Most of my lambs have no idea where food comes from. A few watched me as I picked up a few fruits off the ground. I told them I planned to eat them, and I do.

An ancient tree planted decades ago in my town, likely by someone now dead, has been fallen by a cultural intolerance of, well, smell. Before the tree passes from my memory, I want to know what she tastes like.

The aroma of my fallen gingko reminded me of the vast unknown pleasures that await the curious. I want my students to chase the pleasures nature offers each of us, for barely the cost of paying attention, even here in an urban district, long tamed by concrete and asphalt.

The world is bigger than we can dream. It's not enough for me to say it, no child should accept the word of a teacher because he is a teacher. The gingko can speak for itself.





To be fair, the tree was not completely healthy. Then again, neither is anything else our age.

Photo from "Wildman" Steve Brill's site, a site well worth the visit.



4 comments:

Jenny said...

Now you tell me not to follow advice you give for eating anything? That's a bit late. Sheesh.

Jeffrey Michals-Brown said...

Okay, I'll bite (or maybe not?): what the acetyl group about?

doyle said...

Dear Jenny,

That was my brother and niece who gave you advice, and everything at Samuel Beckett's Irish Gastro Pub is wonderful.

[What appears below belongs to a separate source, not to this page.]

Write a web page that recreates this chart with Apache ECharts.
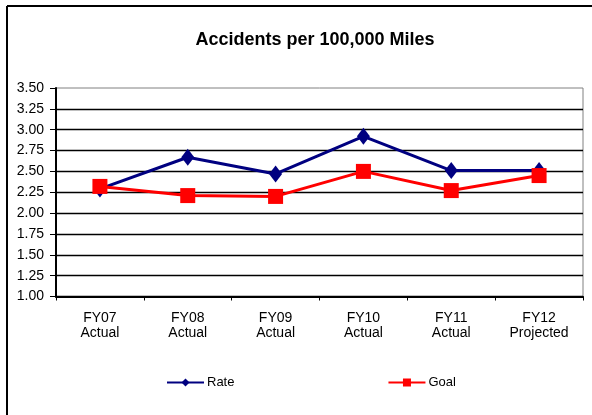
<!DOCTYPE html>
<html>
<head>
<meta charset="utf-8">
<script src="https://cdn.jsdelivr.net/npm/echarts@6/dist/echarts.min.js"></script>
<style>
html,body{margin:0;padding:0;background:#fff;}
#main{width:592px;height:415px;}
</style>
</head>
<body>
<div id="main"></div>
<script>
const categories = ['FY07\nActual', 'FY08\nActual', 'FY09\nActual', 'FY10\nActual', 'FY11\nActual', 'FY12\nProjected'];
const rateValues = [2.29, 2.67, 2.47, 2.92, 2.51, 2.51];
const goalValues = [2.32, 2.21, 2.20, 2.50, 2.27, 2.45];
const yTicks = { min: 1.0, max: 3.5, interval: 0.25 };

const FONT = '"Liberation Sans", Arial, sans-serif';
const chart = echarts.init(document.getElementById('main'), null, { renderer: 'canvas' });

chart.setOption({
  animation: false,
  backgroundColor: '#fff',
  title: {
    text: 'Accidents per 100,000 Miles',
    left: 310,
    top: 26,
    textAlign: 'center',
    textStyle: { fontFamily: FONT, fontWeight: 'bold', fontSize: 18, color: '#000' }
  },
  grid: {
    left: 56, right: 9, top: 88, bottom: 118.5,
    show: true, borderColor: '#808080', borderWidth: 1, backgroundColor: '#fff'
  },
  legend: {
    left: 166, top: 376, padding: 0,
    itemGap: 153,
    itemWidth: 37, itemHeight: 10,
    textStyle: { fontFamily: FONT, fontSize: 13, color: '#000', padding: [0, 0, 0, -2] },
    data: ['Rate', 'Goal']
  },
  xAxis: {
    type: 'category',
    data: categories,
    boundaryGap: true,
    axisLine: { lineStyle: { color: '#000', width: 2 } },
    axisTick: { show: true, length: 4, inside: false, lineStyle: { color: '#000', width: 1 } },
    axisLabel: { fontFamily: FONT, fontSize: 14, color: '#000', lineHeight: 15, margin: 14, interval: 0 }
  },
  yAxis: {
    type: 'value',
    min: yTicks.min, max: yTicks.max, interval: yTicks.interval,
    axisLine: { show: true, lineStyle: { color: '#000', width: 2 } },
    axisTick: { show: true, length: 6, lineStyle: { color: '#000', width: 1 } },
    axisLabel: { fontFamily: FONT, fontSize: 14, color: '#000', margin: 12, formatter: v => v.toFixed(2) },
    splitLine: { show: true, showMaxLine: false, lineStyle: { color: '#000', width: 1.3 } }
  },
  series: [
    {
      name: 'Rate', type: 'line', data: rateValues,
      symbol: 'diamond', symbolSize: [13, 17],
      itemStyle: { color: '#000080' },
      lineStyle: { color: '#000080', width: 3 },
      z: 3
    },
    {
      name: 'Goal', type: 'line', data: goalValues,
      symbol: 'rect', symbolSize: 15,
      itemStyle: { color: '#ff0000' },
      lineStyle: { color: '#ff0000', width: 3 },
      z: 4
    }
  ],
  graphic: [
    { type: 'line', shape: { x1: 7, y1: 6, x2: 592, y2: 6 }, style: { stroke: '#000', lineWidth: 2 }, z: 100 },
    { type: 'line', shape: { x1: 7, y1: 6, x2: 7, y2: 415 }, style: { stroke: '#000', lineWidth: 2 }, z: 100 }
  ]
});
</script>
</body>
</html>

If you're ever following me as I gnosh on the local, live organisms, well, caution is advised.


Dear Jeffrey,

I was just going for something simple,organic,and ubiquitous; it may have been a swing and a miss.

Jeffrey Michals-Brown said...

Hah! And I thought you were being surpassingly clever! Actually, "organic" gives the right sense--to me, at least, since I never approved the mushification of a perfectly lucid word.